The most interesting thing in the sequel to me was the relationship between humans and replicants and replicants with other technologies. Society has decided to « retire » the older models and replace them with less autonomous newer versions. Leo’s character seems to want to make replicants that can breed and everyone has opinions after realizing that that trick had already been done. Gosling’s blade runner is sent to find and kill the baby (which was fathered by Harrison Ford and his replicant lover Rachel after the first film ended) and begins to suspect that HE is that child. His boss (Robin Wright) wants to sleep with him (who doesn’t? it’s Ryan Gosling) and his holographic girlfriend and he seem to developing a real emotions for each other. In a way, the humans have to figure out if he is a real being and he has to figure out if his holographic sweetie is real - it’s turtles all the way down. When Gosling’s character see a giant hologram ad for the his holographic girlfriend and she says many of the same things to him - we are left as unsure as he is if her AI gave her a real conscious or if it all just part of her program.
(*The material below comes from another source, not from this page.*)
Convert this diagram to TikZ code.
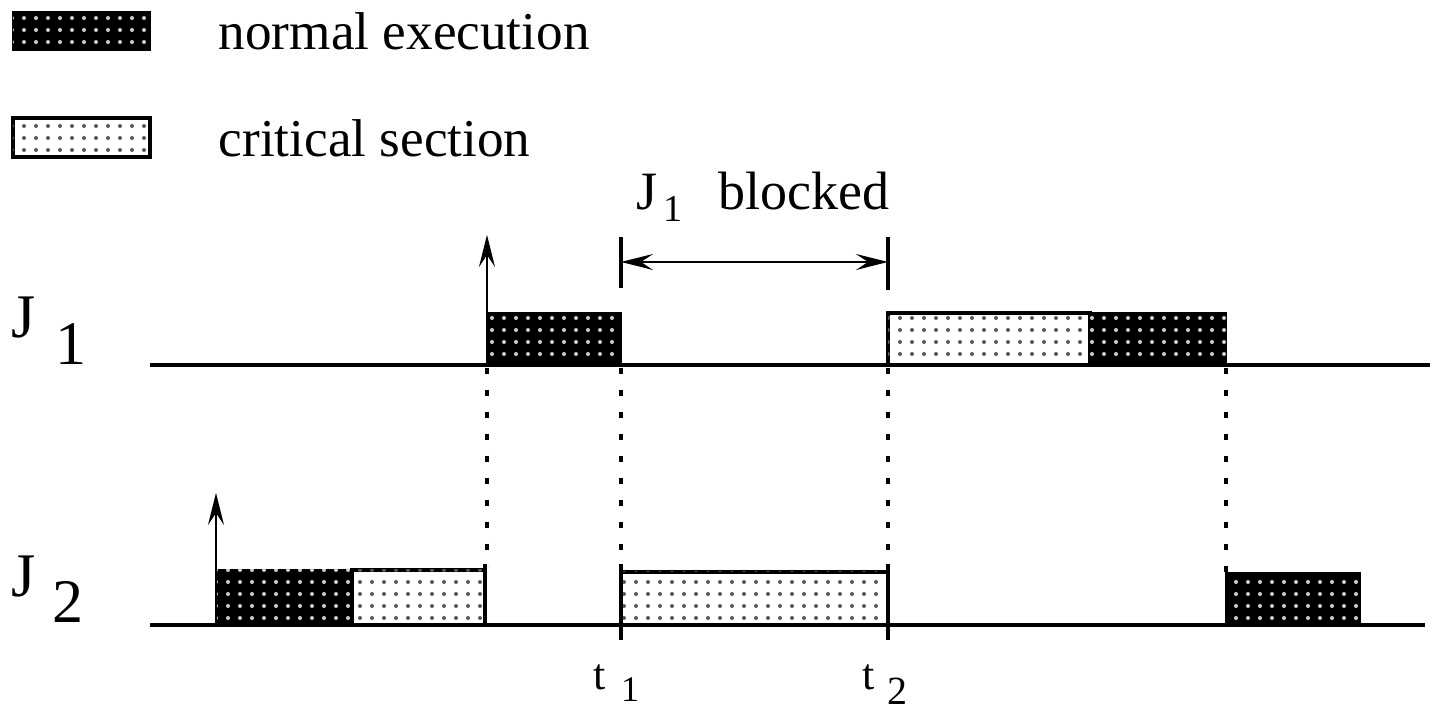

How much of him is programming - how much of us is? 

As the story progresses we discover the answers to some mysteries but not others. Wether Ford’s character is a replicant is still unknown and the film plays with us (unfairly, I think) in that regard, Gosling’s character discovers he isn’t the child he is looking for but has a memory lifted from her, leading to a really confusing reunion between her and her father which opens ups lot of plot questions that never get answered. As a story, this film is not very satisfying. It’s fascinating to watch but we don’t learn about this new version of the Blade Runner universe. Too many of characters are far too underdeveloped and too many plot points are as well. 
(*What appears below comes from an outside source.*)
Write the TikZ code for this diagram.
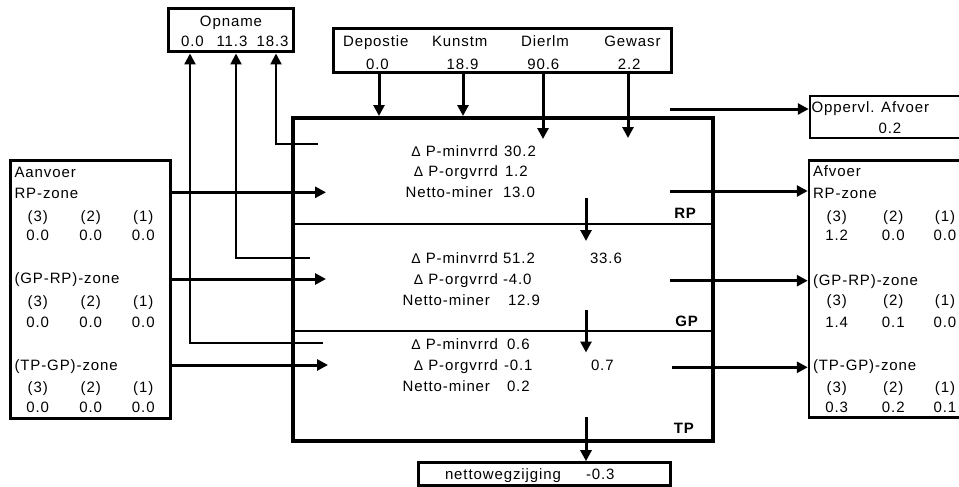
\documentclass[tikz,border=0pt]{standalone}
\usepackage{fontspec}
\usetikzlibrary{arrows.meta}
\newfontfamily\diafont{Liberation Sans}[LetterSpace=6]
\newcommand{\deltasym}{{\fontsize{14}{14}\selectfont Δ}}

\tikzset{
  txt/.style={inner sep=0pt, outer sep=0pt, font=\diafont\fontsize{15}{18}\selectfont},
  lbl/.style={txt, anchor=base east},
  val/.style={txt, anchor=base west},
  ctr/.style={txt, anchor=base},
  lft/.style={txt, anchor=base west},
  layer/.style={txt, anchor=base east, font=\diafont\bfseries\fontsize{15}{18}\selectfont},
  rect/.style={draw, line width=3pt, inner sep=0pt, rectangle},
  flow/.style={line width=3pt, -{Triangle[length=11pt,width=11pt]}},
  uptake/.style={line width=2.2pt, -{Triangle[length=11pt,width=11pt]}},
  divider/.style={line width=2pt}
}

\begin{document}
\begin{tikzpicture}[x=1pt,y=-1pt]
\useasboundingbox (0,0) rectangle (959,487);
\clip (0,0) rectangle (959,487);

% ---- boxes ----
\node[rect, line width=4pt, minimum width=420pt, minimum height=323pt] (main) at (503,279.5) {};
\node[rect, minimum width=125pt, minimum height=43pt] (opn) at (230.5,30.5) {};
\node[rect, minimum width=338pt, minimum height=44pt] (dep) at (502,51) {};
\node[rect, line width=2.5pt, minimum width=190pt, minimum height=42pt] (opp) at (905,117) {};
\node[rect, minimum width=159.3pt, minimum height=257.6pt] (aan) at (90.35,289.5) {};
\node[rect, line width=2.5pt, minimum width=191pt, minimum height=256.6pt] (afv) at (904.5,289) {};
\node[rect, minimum width=252.4pt, minimum height=22.3pt] (net) at (544.5,473.85) {};

% layer dividers inside the soil column
\draw[divider] (main.west |- 0,224) -- (main.east |- 0,224);
\draw[divider] (main.west |- 0,331) -- (main.east |- 0,331);

% ---- uptake lines to Opname ----
\coordinate (u1) at (318,144);
\coordinate (u2) at (310,258.3);
\coordinate (u3) at (323,343);
\draw[uptake] (u1) -| (opn.south -| 276,0);
\draw[uptake] (u2) -| (opn.south -| 236,0);
\draw[uptake] (u3) -| (opn.south -| 190,0);

% ---- inputs from the top ----
\coordinate (dl) at (543,139);
\coordinate (gw) at (628,138);
\draw[flow] (dep.south -| 379,0) -- (main.north -| 379,0);
\draw[flow] (dep.south -| 463,0) -- (main.north -| 463,0);
\draw[flow] (dep.south -| 543,0) -- (dl);
\draw[flow] (dep.south -| 628,0) -- (gw);

% ---- surface runoff ----
\coordinate (ov) at (670,109);
\draw[flow] (ov) -- (opp.west |- ov);

% ---- lateral inflow ----
\coordinate (aRP) at (326,192.3);
\coordinate (aGP) at (326,279);
\coordinate (aTP) at (328,365);
\draw[flow] (aan.east |- aRP) -- (aRP);
\draw[flow] (aan.east |- aGP) -- (aGP);
\draw[flow] (aan.east |- aTP) -- (aTP);

% ---- lateral outflow ----
\coordinate (fRP) at (670,191);
\coordinate (fGP) at (670,280.7);
\coordinate (fTP) at (671.7,367.3);
\draw[flow] (fRP) -- (afv.west |- fRP);
\draw[flow] (fGP) -- (afv.west |- fGP);
\draw[flow] (fTP) -- (afv.west |- fTP);

% ---- vertical transport between layers ----
\coordinate (v1a) at (586,198);
\coordinate (v1b) at (586,241);
\coordinate (v2a) at (586,310);
\coordinate (v2b) at (586,352.5);
\coordinate (v3a) at (586,417);
\draw[flow] (v1a) -- (v1b);
\draw[flow] (v2a) -- (v2b);
\draw[flow] (v3a) -- (net.north -| v3a);

% ---- Opname ----
\node[ctr] (opnT) at (231,26.5) {Opname};
\node[ctr] (opn1) at (192.5,46.7) {0.0};
\node[ctr] (opn2) at (232,46.7) {11.3};
\node[ctr] (opn3) at (272.5,46.7) {18.3};

% ---- inputs ----
\node[ctr] (depT1) at (375.8,46.7) {Depostie};
\node[ctr] (depT2) at (459.7,46.7) {Kunstm};
\node[ctr] (depT3) at (545,46.7) {Dierlm};
\node[ctr] (depT4) at (632.5,46.7) {Gewasr};
\node[ctr] (depV1) at (377.5,69.3) {0.0};
\node[ctr] (depV2) at (462.5,69.3) {18.9};
\node[ctr] (depV3) at (543.3,69.3) {90.6};
\node[ctr] (depV4) at (629.2,69.3) {2.2};

% ---- Oppervl. Afvoer ----
\node[lft] (oppT) at (811.5,112) {Oppervl. Afvoer};
\node[ctr] (oppV) at (890,133.3) {0.2};

% ---- layer balances ----
\node[lbl] (rp1) at (498,156) {\deltasym\ P-minvrrd};
\node[val] (rp1v) at (504,156) {30.2};
\node[lbl] (rp2) at (498,176.7) {\deltasym\ P-orgvrrd};
\node[val] (rp2v) at (505,176.7) {1.2};
\node[lbl] (rp3) at (493,197.3) {Netto-miner};
\node[val] (rp3v) at (503,197.3) {13.0};
\node[layer] (rpL) at (696,218.3) {RP};

\node[lbl] (gp1) at (498,263.3) {\deltasym\ P-minvrrd};
\node[val] (gp1v) at (503,263.3) {51.2};
\node[val] (gp1x) at (590,263.3) {33.6};
\node[lbl] (gp2) at (498,284.3) {\deltasym\ P-orgvrrd};
\node[val] (gp2v) at (503,284.3) {-4.0};
\node[lbl] (gp3) at (490,305) {Netto-miner};
\node[val] (gp3v) at (508,305) {12.9};
\node[layer] (gpL) at (698,326.7) {GP};

\node[lbl] (tp1) at (498,349.3) {\deltasym\ P-minvrrd};
\node[val] (tp1v) at (507,349.3) {0.6};
\node[lbl] (tp2) at (498,370) {\deltasym\ P-orgvrrd};
\node[val] (tp2v) at (504,370) {-0.1};
\node[val] (tp2x) at (591,370) {0.7};
\node[lbl] (tp3) at (490,391.7) {Netto-miner};
\node[val] (tp3v) at (507,391.7) {0.2};
\node[layer] (tpL) at (694,433.3) {TP};

% ---- nettowegzijging ----
\node[lft] (netT) at (445,479.3) {nettowegzijging};
\node[lft] (netV) at (586,479.3) {-0.3};

% ---- Aanvoer ----
\node[lft] (aanT) at (14.5,177.3) {Aanvoer};
\node[lft] (aanZ1) at (14.5,198.3) {RP-zone};
\node[ctr] (aanA1) at (37.7,221.7) {(3)};
\node[ctr] (aanB1) at (90.7,221.7) {(2)};
\node[ctr] (aanC1) at (143.3,221.7) {(1)};
\node[ctr] (aanA1v) at (37.7,240.7) {0.0};
\node[ctr] (aanB1v) at (90.7,240.7) {0.0};
\node[ctr] (aanC1v) at (143.3,240.7) {0.0};
\node[lft] (aanZ2) at (14.5,283.3) {(GP-RP)-zone};
\node[ctr] (aanA2) at (37.7,306) {(3)};
\node[ctr] (aanB2) at (90.7,306) {(2)};
\node[ctr] (aanC2) at (143.3,306) {(1)};
\node[ctr] (aanA2v) at (37.7,327.7) {0.0};
\node[ctr] (aanB2v) at (90.7,327.7) {0.0};
\node[ctr] (aanC2v) at (143.3,327.7) {0.0};
\node[lft] (aanZ3) at (14.5,370) {(TP-GP)-zone};
\node[ctr] (aanA3) at (37.7,392.7) {(3)};
\node[ctr] (aanB3) at (90.7,392.7) {(2)};
\node[ctr] (aanC3) at (143.3,392.7) {(1)};
\node[ctr] (aanA3v) at (37.7,412.7) {0.0};
\node[ctr] (aanB3v) at (90.7,412.7) {0.0};
\node[ctr] (aanC3v) at (143.3,412.7) {0.0};

% ---- Afvoer ----
\node[lft] (afvT) at (813,176.7) {Afvoer};
\node[lft] (afvZ1) at (813,198.3) {RP-zone};
\node[ctr] (afvA1) at (836.7,221.7) {(3)};
\node[ctr] (afvB1) at (893.3,221.7) {(2)};
\node[ctr] (afvC1) at (945,221.7) {(1)};
\node[ctr] (afvA1v) at (836.7,240.7) {1.2};
\node[ctr] (afvB1v) at (893.3,240.7) {0.0};
\node[ctr] (afvC1v) at (945,240.7) {0.0};
\node[lft] (afvZ2) at (813,285) {(GP-RP)-zone};
\node[ctr] (afvA2) at (836.7,305.5) {(3)};
\node[ctr] (afvB2) at (893.3,305.5) {(2)};
\node[ctr] (afvC2) at (945,305.5) {(1)};
\node[ctr] (afvA2v) at (836.7,327) {1.4};
\node[ctr] (afvB2v) at (893.3,327) {0.1};
\node[ctr] (afvC2v) at (945,327) {0.0};
\node[lft] (afvZ3) at (813,370.5) {(TP-GP)-zone};
\node[ctr] (afvA3) at (836.7,392) {(3)};
\node[ctr] (afvB3) at (893.3,392) {(2)};
\node[ctr] (afvC3) at (945,392) {(1)};
\node[ctr] (afvA3v) at (836.7,412) {0.3};
\node[ctr] (afvB3v) at (893.3,412) {0.2};
\node[ctr] (afvC3v) at (945,412) {0.1};
\end{tikzpicture}
\end{document}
Overall, is it worth seeing? I would say yes. The visuals alone are worth spending almost 3 hours watching but this movie shows us, it does open conversations. Even if those same conversations were opened by the first film, we still don’t have good idea where they are going decades later. So not the classic the first one was but not a failure artistically either. Box office-wise, both were failures on release and maybe this film will find a cult audience and more meaning over time.

6 comments:

T' said...

We're going to have to disagree; while the effects were nice, they do not a movie nor a story make. I didn't care about anyone in this film, least of all Leto (you could have edited him out and it wouldn't have mattered at all). Harrison Ford just looked old and tired and honestly, I'm tied of him. And this film committed that most heinous of crimes; it ended in a fist fight. A BAD fist fight. Sure, we sort of get an answer for Gosling, but so what? The whole "replicants can have a baby" thing was SUCH a non-issue; the people who MADE them would have known that. The underground or resistance or uprising...whatever. I've watched this twice, trying to like it but there's just nothing there. For me.

Vincent-louis Apruzzese said...

We don't really disagree all that much. I also said Leto wasn't really needed - I guess they wanted a Tyrell replacement for some reason. I think there is a ghost of things in there, interesting ideas that never get enough attention. Beautiful films can be fine to watch just for the visuals, though I can't manage to sit through Prometheus five minutes and that film is gorgeous. This film is a lot less dumb but maybe just as empty in the end. This movie could have been a lot better if it focused on one thing and stuck with it. That fist fight was pretty bad... and LONG. Maybe I'm less harsh about it since I think I could cut an hour out and make this much better. Why was Harrison Ford in it? Fan service has become a plague.

T' said...

To me, none of the replicant stuff makes sense. Gosling is about the only replicant we see that is following these so-called laws that allows them to be on the planet at all. The rest? They're all rogues. So someone had to know about it. Which means Tyrell Corp, or whoever has to know, which means this whole search for a baby replicant is dumb. And we don't care. I've seen far too many movies that are just pretty and have either no story or a badly told one, so I have no tolerance for this any more. The budgets are so huge, there's no reason at all why a good story can't be crafted. If you or I had that kind of money, we could certainly do it. Why can't Hollywood?

Vincent-louis Apruzzese said...

Did you read the book? I did and my understanding of replicants comes more from that that either movie. So I have knowledge the films don't provide - which shouldn't be needed if the film does it job right. I didn't get why they needed a replicant Blade Runner, are cops that incompetent in the future? The baby story was much less interesting to me than whether or not Gosling's sex AI was sentient or not as that is something we are starting to think about as a society today. John Waters was once asked what he would do with a 10 million dollar budget (this was in the 80s) and he responded "Make 10 movies". (You and I could make 100 and retire on the rest!) I think films should use the animation movie model - ⅔ of those are preparation of look, characters and storyboarding, the remaining ⅓ is the final animation.

T' said...

I read "Do Androids Dream" at one point and was amazed how little of it had anything to do with "Blade Runner." That being said, my theory for the original movie was that Deckard was a replicant given the memories of Gav, who, you remember, walked with a cane. I think HE was the Blade Runner and was wounded such that he couldn't really do his job any more. So they made Deckard to see if he could pick up where Gav left off. In the director's cut (the good, 1992 one), there's a scene put back in of Deckard dreaming of a unicorn which ties in with the origami unicorn that Gav leaves at the end of the original film. All of that is far more interesting than anything in 2049. Though I think you're right; if they'd developed things with the AI, it might have made a better film. It was a bad year for BIG sci fi. Did you see Valerian? Gah.

Vincent-louis Apruzzese said...

The book is pretty much completely different except for a few concepts. That said I liked the first film better than the book. Valerian... good god what a mess that film was. Another good director that screwed up badly with a large budget film. I am more with you on budgets - bigger films seem to ruin themselves I think because they have so few limits to work within. They also get a lot more studio interference which might have been the case with Blade Runner 2049. I guess like it or hate it, there was really no reason to make it.